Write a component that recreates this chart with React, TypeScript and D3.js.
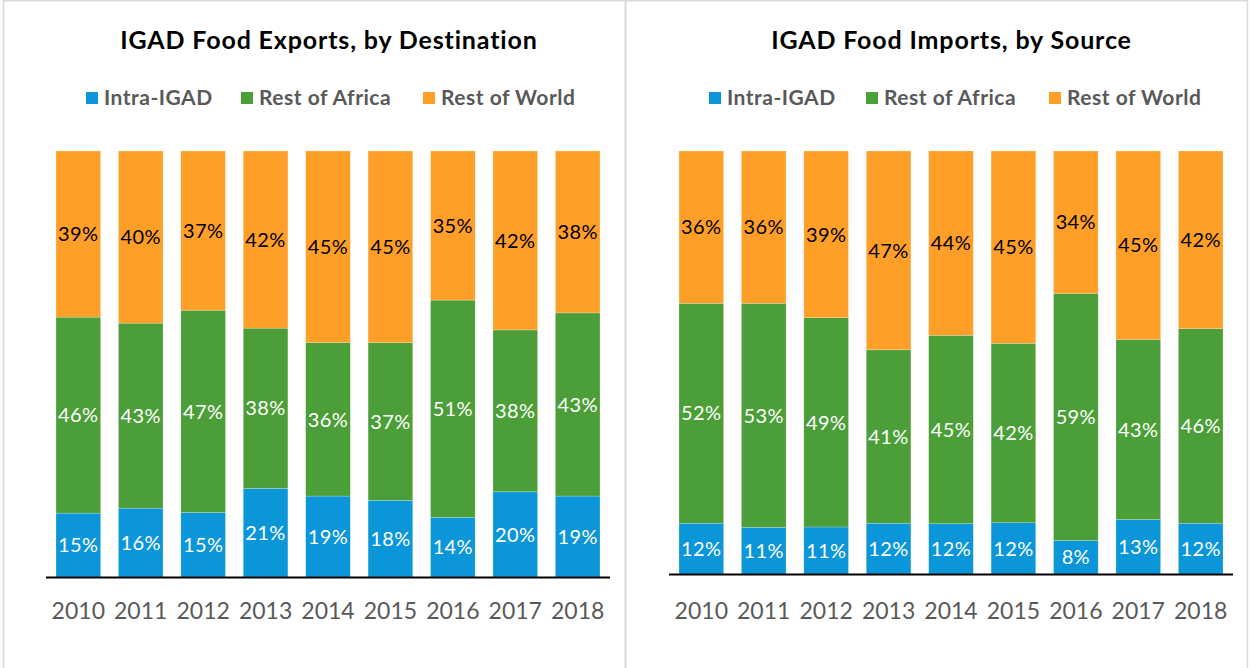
import { useEffect, useRef } from 'react';
import * as d3 from 'd3';

const years = ['2010', '2011', '2012', '2013', '2014', '2015', '2016', '2017', '2018'];
const seriesNames = ['Intra-IGAD', 'Rest of Africa', 'Rest of World'];
const seriesColors = ['#0B96D9', '#4C9F38', '#FF9F27'];
const labelColors = ['#ffffff', '#ffffff', '#000000'];

const exportsIntra = [15, 16, 15, 21, 19, 18, 14, 20, 19];
const exportsAfrica = [46, 43, 47, 38, 36, 37, 51, 38, 43];
const exportsWorld = [39, 40, 37, 42, 45, 45, 35, 42, 38];

const importsIntra = [12, 11, 11, 12, 12, 12, 8, 13, 12];
const importsAfrica = [52, 53, 49, 41, 45, 42, 59, 43, 46];
const importsWorld = [36, 36, 39, 47, 44, 45, 34, 45, 42];

const FONT = 'Lato, "Open Sans", sans-serif';

interface PanelCfg {
  title: string;
  series: number[][];
  x0: number; // panel left
  x1: number; // panel right
  axisL: number;
  axisR: number;
  baseline: number;
  legendX: number[];
}

const panels: PanelCfg[] = [
  {
    title: 'IGAD Food Exports, by Destination',
    series: [exportsIntra, exportsAfrica, exportsWorld],
    x0: 3, x1: 625, axisL: 46, axisR: 610, baseline: 577,
    legendX: [86, 241, 423],
  },
  {
    title: 'IGAD Food Imports, by Source',
    series: [importsIntra, importsAfrica, importsWorld],
    x0: 626, x1: 1247, axisL: 669, axisR: 1233, baseline: 574,
    legendX: [709, 866, 1049],
  },
];

export default function App() {
  const svgRef = useRef<SVGSVGElement>(null);

  useEffect(() => {
    if (!svgRef.current) return;
    const svg = d3.select(svgRef.current);
    svg.selectAll('*').remove();

    // panel frames
    svg.append('line').attr('x1', 3.5).attr('x2', 3.5).attr('y1', 0).attr('y2', 668)
      .attr('stroke', '#d9d9d9').attr('stroke-width', 1.5);
    svg.append('line').attr('x1', 625.5).attr('x2', 625.5).attr('y1', 0).attr('y2', 668)
      .attr('stroke', '#d9d9d9').attr('stroke-width', 2);
    svg.append('line').attr('x1', 1247.5).attr('x2', 1247.5).attr('y1', 0).attr('y2', 668)
      .attr('stroke', '#d9d9d9').attr('stroke-width', 1.5);
    svg.append('line').attr('x1', 3).attr('x2', 1248).attr('y1', 0.75).attr('y2', 0.75)
      .attr('stroke', '#d9d9d9').attr('stroke-width', 1.5);

    panels.forEach(p => {
      const g = svg.append('g');
      const cx = (p.x0 + p.x1) / 2;

      g.append('text')
        .text(p.title)
        .attr('x', cx + 15)
        .attr('y', 49)
        .attr('text-anchor', 'middle')
        .attr('font-family', FONT)
        .attr('font-weight', 700)
        .attr('font-size', 25)
        .attr('letter-spacing', 0.85)
        .attr('fill', '#000');

      // legend
      seriesNames.forEach((name, i) => {
        const lg = g.append('g').attr('transform', `translate(${p.legendX[i]}, 97)`);
        lg.append('rect').attr('x', 0).attr('y', -5).attr('width', 12).attr('height', 12)
          .attr('fill', seriesColors[i]);
        lg.append('text').text(name)
          .attr('x', 18).attr('y', 8)
          .attr('font-family', FONT)
          .attr('font-weight', 700)
          .attr('font-size', 21)
          .attr('letter-spacing', 0.5)
          .attr('fill', '#595959');
      });

      const x = d3.scaleBand()
        .domain(years)
        .range([p.axisL, p.axisR])
        .paddingInner(0.285)
        .paddingOuter(0.16);

      const y = d3.scaleLinear().domain([0, 1]).range([p.baseline, 151]);

      const rows = years.map((yr, j) => {
        const vals = p.series.map(s => s[j]);
        const total = d3.sum(vals);
        const row: any = { year: yr };
        vals.forEach((v, i) => { row['s' + i] = v / total; });
        return row;
      });
      const stacked = d3.stack<any>().keys(['s0', 's1', 's2'])(rows);

      stacked.forEach((layer, i) => {
        const lg = g.append('g');
        lg.selectAll('rect')
          .data(layer)
          .enter().append('rect')
          .attr('x', d => x(d.data.year)!)
          .attr('width', x.bandwidth())
          .attr('y', d => y(d[1]))
          .attr('height', d => y(d[0]) - y(d[1]))
          .attr('fill', seriesColors[i])
          .attr('stroke', 'rgba(255,255,255,0.35)')
          .attr('stroke-width', 0.6);

        lg.selectAll('text')
          .data(layer)
          .enter().append('text')
          .text((d, j) => `${p.series[i][j]}%`)
          .attr('x', d => x(d.data.year)! + x.bandwidth() / 2)
          .attr('y', d => (y(d[0]) + y(d[1])) / 2)
          .attr('dy', '0.36em')
          .attr('text-anchor', 'middle')
          .attr('font-family', FONT)
          .attr('font-size', 20)
          .attr('letter-spacing', 0.4)
          .attr('fill', labelColors[i]);
      });

      // axis line
      g.append('line')
        .attr('x1', p.axisL).attr('x2', p.axisR)
        .attr('y1', p.baseline + 0.5).attr('y2', p.baseline + 0.5)
        .attr('stroke', '#000').attr('stroke-width', 2);

      g.selectAll('.year')
        .data(years)
        .enter().append('text')
        .attr('class', 'year')
        .text(d => d)
        .attr('x', d => x(d)! + x.bandwidth() / 2)
        .attr('y', 619)
        .attr('text-anchor', 'middle')
        .attr('font-family', FONT)
        .attr('font-size', 23)
        .attr('fill', '#595959');
    });
  }, []);

  return (
    <svg
      ref={svgRef}
      width={1250}
      height={668}
      style={{ position: 'absolute', left: 0, top: 0, background: '#fff' }}
    />
  );
}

• **Task prompt**
Give again, word for word, every line from the top of the data above to the line holding "svg.selectAll('*').remove();", inclusive, with the pictures left out.

• **Expected output**
Write a component that recreates this chart with React, TypeScript and D3.js.
import { useEffect, useRef } from 'react';
import * as d3 from 'd3';

const years = ['2010', '2011', '2012', '2013', '2014', '2015', '2016', '2017', '2018'];
const seriesNames = ['Intra-IGAD', 'Rest of Africa', 'Rest of World'];
const seriesColors = ['#0B96D9', '#4C9F38', '#FF9F27'];
const labelColors = ['#ffffff', '#ffffff', '#000000'];

const exportsIntra = [15, 16, 15, 21, 19, 18, 14, 20, 19];
const exportsAfrica = [46, 43, 47, 38, 36, 37, 51, 38, 43];
const exportsWorld = [39, 40, 37, 42, 45, 45, 35, 42, 38];

const importsIntra = [12, 11, 11, 12, 12, 12, 8, 13, 12];
const importsAfrica = [52, 53, 49, 41, 45, 42, 59, 43, 46];
const importsWorld = [36, 36, 39, 47, 44, 45, 34, 45, 42];

const FONT = 'Lato, "Open Sans", sans-serif';

interface PanelCfg {
  title: string;
  series: number[][];
  x0: number; // panel left
  x1: number; // panel right
  axisL: number;
  axisR: number;
  baseline: number;
  legendX: number[];
}

const panels: PanelCfg[] = [
  {
    title: 'IGAD Food Exports, by Destination',
    series: [exportsIntra, exportsAfrica, exportsWorld],
    x0: 3, x1: 625, axisL: 46, axisR: 610, baseline: 577,
    legendX: [86, 241, 423],
  },
  {
    title: 'IGAD Food Imports, by Source',
    series: [importsIntra, importsAfrica, importsWorld],
    x0: 626, x1: 1247, axisL: 669, axisR: 1233, baseline: 574,
    legendX: [709, 866, 1049],
  },
];

export default function App() {
  const svgRef = useRef<SVGSVGElement>(null);

  useEffect(() => {
    if (!svgRef.current) return;
    const svg = d3.select(svgRef.current);
    svg.selectAll('*').remove();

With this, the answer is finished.